>> start Supplied data

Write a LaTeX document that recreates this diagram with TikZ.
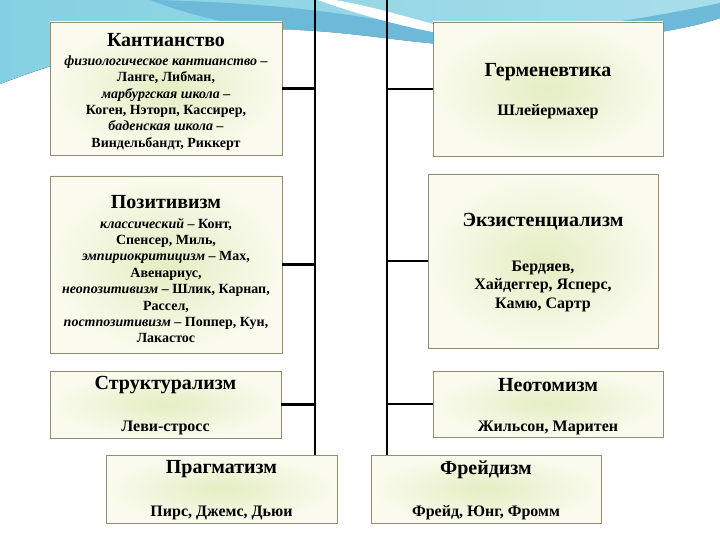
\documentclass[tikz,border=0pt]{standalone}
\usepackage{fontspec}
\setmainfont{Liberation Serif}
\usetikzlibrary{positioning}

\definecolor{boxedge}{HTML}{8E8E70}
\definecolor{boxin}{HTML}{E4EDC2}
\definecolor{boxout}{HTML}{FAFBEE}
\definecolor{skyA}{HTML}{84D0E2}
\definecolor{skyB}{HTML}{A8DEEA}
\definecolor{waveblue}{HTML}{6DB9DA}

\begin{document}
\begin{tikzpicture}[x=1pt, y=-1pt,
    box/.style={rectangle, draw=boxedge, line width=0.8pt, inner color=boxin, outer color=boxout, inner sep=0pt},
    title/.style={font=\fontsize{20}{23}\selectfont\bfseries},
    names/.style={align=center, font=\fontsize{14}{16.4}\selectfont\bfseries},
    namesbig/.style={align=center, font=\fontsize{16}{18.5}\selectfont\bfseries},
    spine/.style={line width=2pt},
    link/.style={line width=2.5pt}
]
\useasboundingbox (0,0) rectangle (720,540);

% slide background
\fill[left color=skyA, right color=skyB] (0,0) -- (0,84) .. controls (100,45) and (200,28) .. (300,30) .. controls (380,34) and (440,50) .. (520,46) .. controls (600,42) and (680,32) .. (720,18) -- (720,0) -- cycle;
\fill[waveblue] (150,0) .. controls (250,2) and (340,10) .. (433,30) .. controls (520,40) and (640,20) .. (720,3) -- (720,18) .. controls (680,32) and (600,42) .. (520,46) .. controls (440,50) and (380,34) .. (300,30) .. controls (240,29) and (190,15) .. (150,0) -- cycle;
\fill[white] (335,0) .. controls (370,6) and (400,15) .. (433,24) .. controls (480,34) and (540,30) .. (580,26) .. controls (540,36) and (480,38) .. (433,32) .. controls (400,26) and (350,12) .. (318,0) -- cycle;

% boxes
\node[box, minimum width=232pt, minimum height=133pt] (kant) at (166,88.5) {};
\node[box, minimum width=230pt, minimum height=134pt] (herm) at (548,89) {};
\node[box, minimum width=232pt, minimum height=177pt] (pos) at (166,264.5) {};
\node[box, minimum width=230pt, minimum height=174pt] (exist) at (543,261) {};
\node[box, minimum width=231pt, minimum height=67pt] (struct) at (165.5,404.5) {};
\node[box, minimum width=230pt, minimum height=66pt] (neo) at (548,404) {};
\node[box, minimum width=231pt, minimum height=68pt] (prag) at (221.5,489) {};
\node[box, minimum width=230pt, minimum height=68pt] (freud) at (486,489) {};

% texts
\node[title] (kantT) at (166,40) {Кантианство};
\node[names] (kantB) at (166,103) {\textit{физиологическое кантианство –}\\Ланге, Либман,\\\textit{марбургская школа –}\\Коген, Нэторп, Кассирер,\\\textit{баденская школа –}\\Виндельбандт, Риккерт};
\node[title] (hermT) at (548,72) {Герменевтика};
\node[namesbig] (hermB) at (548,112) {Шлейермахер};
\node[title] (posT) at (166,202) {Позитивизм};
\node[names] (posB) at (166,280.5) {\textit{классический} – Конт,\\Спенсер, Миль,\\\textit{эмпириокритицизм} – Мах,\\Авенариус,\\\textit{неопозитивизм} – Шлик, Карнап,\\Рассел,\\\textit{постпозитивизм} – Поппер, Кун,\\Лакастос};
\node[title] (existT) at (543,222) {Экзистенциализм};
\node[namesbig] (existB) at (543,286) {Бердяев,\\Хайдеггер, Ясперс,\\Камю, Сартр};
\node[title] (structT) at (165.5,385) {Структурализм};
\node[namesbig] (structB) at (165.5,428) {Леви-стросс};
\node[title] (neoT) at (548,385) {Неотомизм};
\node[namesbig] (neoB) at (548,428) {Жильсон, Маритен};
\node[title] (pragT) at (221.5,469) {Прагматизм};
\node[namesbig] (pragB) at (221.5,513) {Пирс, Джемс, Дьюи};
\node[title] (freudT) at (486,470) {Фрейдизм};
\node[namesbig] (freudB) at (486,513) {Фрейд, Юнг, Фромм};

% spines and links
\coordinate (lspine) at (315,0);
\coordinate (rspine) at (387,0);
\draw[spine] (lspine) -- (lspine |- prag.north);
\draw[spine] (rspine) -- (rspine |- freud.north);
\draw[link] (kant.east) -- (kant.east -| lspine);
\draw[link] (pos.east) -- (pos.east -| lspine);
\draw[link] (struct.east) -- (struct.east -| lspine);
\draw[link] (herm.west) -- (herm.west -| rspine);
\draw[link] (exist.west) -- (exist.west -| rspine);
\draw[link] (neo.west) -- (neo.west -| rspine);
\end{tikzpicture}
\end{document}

>> end Supplied data

Problem requirements -
Please write out all the data again word for word, but not the pictures.

Full answer -
Write a LaTeX document that recreates this diagram with TikZ.
\documentclass[tikz,border=0pt]{standalone}
\usepackage{fontspec}
\setmainfont{Liberation Serif}
\usetikzlibrary{positioning}

\definecolor{boxedge}{HTML}{8E8E70}
\definecolor{boxin}{HTML}{E4EDC2}
\definecolor{boxout}{HTML}{FAFBEE}
\definecolor{skyA}{HTML}{84D0E2}
\definecolor{skyB}{HTML}{A8DEEA}
\definecolor{waveblue}{HTML}{6DB9DA}

\begin{document}
\begin{tikzpicture}[x=1pt, y=-1pt,
    box/.style={rectangle, draw=boxedge, line width=0.8pt, inner color=boxin, outer color=boxout, inner sep=0pt},
    title/.style={font=\fontsize{20}{23}\selectfont\bfseries},
    names/.style={align=center, font=\fontsize{14}{16.4}\selectfont\bfseries},
    namesbig/.style={align=center, font=\fontsize{16}{18.5}\selectfont\bfseries},
    spine/.style={line width=2pt},
    link/.style={line width=2.5pt}
]
\useasboundingbox (0,0) rectangle (720,540);

% slide background
\fill[left color=skyA, right color=skyB] (0,0) -- (0,84) .. controls (100,45) and (200,28) .. (300,30) .. controls (380,34) and (440,50) .. (520,46) .. controls (600,42) and (680,32) .. (720,18) -- (720,0) -- cycle;
\fill[waveblue] (150,0) .. controls (250,2) and (340,10) .. (433,30) .. controls (520,40) and (640,20) .. (720,3) -- (720,18) .. controls (680,32) and (600,42) .. (520,46) .. controls (440,50) and (380,34) .. (300,30) .. controls (240,29) and (190,15) .. (150,0) -- cycle;
\fill[white] (335,0) .. controls (370,6) and (400,15) .. (433,24) .. controls (480,34) and (540,30) .. (580,26) .. controls (540,36) and (480,38) .. (433,32) .. controls (400,26) and (350,12) .. (318,0) -- cycle;

% boxes
\node[box, minimum width=232pt, minimum height=133pt] (kant) at (166,88.5) {};
\node[box, minimum width=230pt, minimum height=134pt] (herm) at (548,89) {};
\node[box, minimum width=232pt, minimum height=177pt] (pos) at (166,264.5) {};
\node[box, minimum width=230pt, minimum height=174pt] (exist) at (543,261) {};
\node[box, minimum width=231pt, minimum height=67pt] (struct) at (165.5,404.5) {};
\node[box, minimum width=230pt, minimum height=66pt] (neo) at (548,404) {};
\node[box, minimum width=231pt, minimum height=68pt] (prag) at (221.5,489) {};
\node[box, minimum width=230pt, minimum height=68pt] (freud) at (486,489) {};

% texts
\node[title] (kantT) at (166,40) {Кантианство};
\node[names] (kantB) at (166,103) {\textit{физиологическое кантианство –}\\Ланге, Либман,\\\textit{марбургская школа –}\\Коген, Нэторп, Кассирер,\\\textit{баденская школа –}\\Виндельбандт, Риккерт};
\node[title] (hermT) at (548,72) {Герменевтика};
\node[namesbig] (hermB) at (548,112) {Шлейермахер};
\node[title] (posT) at (166,202) {Позитивизм};
\node[names] (posB) at (166,280.5) {\textit{классический} – Конт,\\Спенсер, Миль,\\\textit{эмпириокритицизм} – Мах,\\Авенариус,\\\textit{неопозитивизм} – Шлик, Карнап,\\Рассел,\\\textit{постпозитивизм} – Поппер, Кун,\\Лакастос};
\node[title] (existT) at (543,222) {Экзистенциализм};
\node[namesbig] (existB) at (543,286) {Бердяев,\\Хайдеггер, Ясперс,\\Камю, Сартр};
\node[title] (structT) at (165.5,385) {Структурализм};
\node[namesbig] (structB) at (165.5,428) {Леви-стросс};
\node[title] (neoT) at (548,385) {Неотомизм};
\node[namesbig] (neoB) at (548,428) {Жильсон, Маритен};
\node[title] (pragT) at (221.5,469) {Прагматизм};
\node[namesbig] (pragB) at (221.5,513) {Пирс, Джемс, Дьюи};
\node[title] (freudT) at (486,470) {Фрейдизм};
\node[namesbig] (freudB) at (486,513) {Фрейд, Юнг, Фромм};

% spines and links
\coordinate (lspine) at (315,0);
\coordinate (rspine) at (387,0);
\draw[spine] (lspine) -- (lspine |- prag.north);
\draw[spine] (rspine) -- (rspine |- freud.north);
\draw[link] (kant.east) -- (kant.east -| lspine);
\draw[link] (pos.east) -- (pos.east -| lspine);
\draw[link] (struct.east) -- (struct.east -| lspine);
\draw[link] (herm.west) -- (herm.west -| rspine);
\draw[link] (exist.west) -- (exist.west -| rspine);
\draw[link] (neo.west) -- (neo.west -| rspine);
\end{tikzpicture}
\end{document}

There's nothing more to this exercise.